DAS Labs computer vision monitoring a safety-critical industrial plant

It is one thing to ship AI where a bad output means a clumsy email. It is another to ship it where a bad output means a patient, a plant, or a community is at risk. Working in healthcare and nuclear power forces a discipline that, frankly, every AI project would benefit from.

Failure is a design input, not a surprise

In safety-critical work you do not start from what the system can do. You start from how it fails, how that failure is detected, and what happens in the seconds after. Fallbacks, limits and human handoffs are designed in from the first sketch, because there is no room to bolt them on later.

If it isn’t logged, it didn’t happen

Regulated environments demand that every decision be traceable and explainable after the fact. That sounds like a burden until you realize it is also what makes a system trustworthy day to day. An AI you cannot audit is an AI you cannot truly trust — in any industry.

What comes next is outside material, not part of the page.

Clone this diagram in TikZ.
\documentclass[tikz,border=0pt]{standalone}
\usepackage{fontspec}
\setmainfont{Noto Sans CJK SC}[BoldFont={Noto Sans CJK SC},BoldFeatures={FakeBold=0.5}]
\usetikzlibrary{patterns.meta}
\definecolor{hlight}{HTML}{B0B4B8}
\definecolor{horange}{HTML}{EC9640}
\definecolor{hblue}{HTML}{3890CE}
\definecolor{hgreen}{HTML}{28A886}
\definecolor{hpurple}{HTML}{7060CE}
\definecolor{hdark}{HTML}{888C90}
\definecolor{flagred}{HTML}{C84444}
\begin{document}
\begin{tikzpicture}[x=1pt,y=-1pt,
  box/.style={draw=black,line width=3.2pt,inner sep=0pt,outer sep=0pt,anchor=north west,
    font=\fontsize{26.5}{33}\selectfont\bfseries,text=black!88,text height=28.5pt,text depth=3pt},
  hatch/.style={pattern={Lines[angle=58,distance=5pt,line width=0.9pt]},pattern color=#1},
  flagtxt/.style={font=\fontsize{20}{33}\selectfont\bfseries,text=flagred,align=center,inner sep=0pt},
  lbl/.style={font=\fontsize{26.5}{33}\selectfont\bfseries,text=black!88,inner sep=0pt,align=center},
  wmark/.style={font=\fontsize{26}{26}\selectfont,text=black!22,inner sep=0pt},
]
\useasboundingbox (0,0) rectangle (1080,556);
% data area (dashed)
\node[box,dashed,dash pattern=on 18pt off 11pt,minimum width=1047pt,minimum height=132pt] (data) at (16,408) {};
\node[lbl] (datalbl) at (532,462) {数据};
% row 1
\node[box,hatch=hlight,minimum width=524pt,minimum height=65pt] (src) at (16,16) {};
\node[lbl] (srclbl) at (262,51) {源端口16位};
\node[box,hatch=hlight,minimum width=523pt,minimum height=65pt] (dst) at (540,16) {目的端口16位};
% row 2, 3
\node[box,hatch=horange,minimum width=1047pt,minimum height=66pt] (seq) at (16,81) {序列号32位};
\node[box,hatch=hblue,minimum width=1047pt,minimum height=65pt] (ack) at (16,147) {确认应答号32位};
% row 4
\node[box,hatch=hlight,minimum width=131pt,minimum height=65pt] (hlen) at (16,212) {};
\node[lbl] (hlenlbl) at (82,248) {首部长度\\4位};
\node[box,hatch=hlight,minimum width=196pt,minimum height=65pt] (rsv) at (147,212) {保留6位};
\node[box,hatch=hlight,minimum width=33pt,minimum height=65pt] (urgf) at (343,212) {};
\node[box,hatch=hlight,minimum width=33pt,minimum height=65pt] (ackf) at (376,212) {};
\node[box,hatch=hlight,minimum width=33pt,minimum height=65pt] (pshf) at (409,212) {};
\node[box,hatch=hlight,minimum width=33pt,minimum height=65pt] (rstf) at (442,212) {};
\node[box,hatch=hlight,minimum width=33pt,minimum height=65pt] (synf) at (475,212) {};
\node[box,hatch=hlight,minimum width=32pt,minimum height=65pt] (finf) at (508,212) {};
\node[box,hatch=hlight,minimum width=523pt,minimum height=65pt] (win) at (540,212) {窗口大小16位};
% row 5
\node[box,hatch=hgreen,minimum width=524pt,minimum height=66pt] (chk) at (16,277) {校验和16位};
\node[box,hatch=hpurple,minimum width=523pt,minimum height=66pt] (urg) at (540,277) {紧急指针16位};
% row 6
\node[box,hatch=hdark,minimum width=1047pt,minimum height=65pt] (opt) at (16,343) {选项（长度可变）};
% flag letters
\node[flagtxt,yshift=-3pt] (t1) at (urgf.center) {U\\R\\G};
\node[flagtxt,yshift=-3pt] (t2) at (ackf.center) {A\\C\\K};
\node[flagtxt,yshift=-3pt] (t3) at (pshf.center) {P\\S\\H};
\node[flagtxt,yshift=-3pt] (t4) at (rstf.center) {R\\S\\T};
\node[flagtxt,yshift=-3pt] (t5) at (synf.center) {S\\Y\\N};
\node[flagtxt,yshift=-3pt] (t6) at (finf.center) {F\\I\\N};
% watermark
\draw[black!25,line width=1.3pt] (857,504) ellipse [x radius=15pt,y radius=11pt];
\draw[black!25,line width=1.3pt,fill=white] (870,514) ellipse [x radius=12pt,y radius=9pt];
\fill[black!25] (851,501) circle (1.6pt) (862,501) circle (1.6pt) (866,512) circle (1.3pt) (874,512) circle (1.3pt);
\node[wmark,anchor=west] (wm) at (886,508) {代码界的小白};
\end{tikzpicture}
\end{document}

Build as if someone will one day ask you to account for every decision the system made. In safety-critical work, someone will.

The standard travels

The habits these environments force — worst-case thinking, legible confidence, complete audit trails, humans in command of consequential calls — are not exotic. They are simply good engineering, made non-negotiable. We bring that same standard to less regulated work too, because the difference between a demo and a dependable system is exactly this discipline.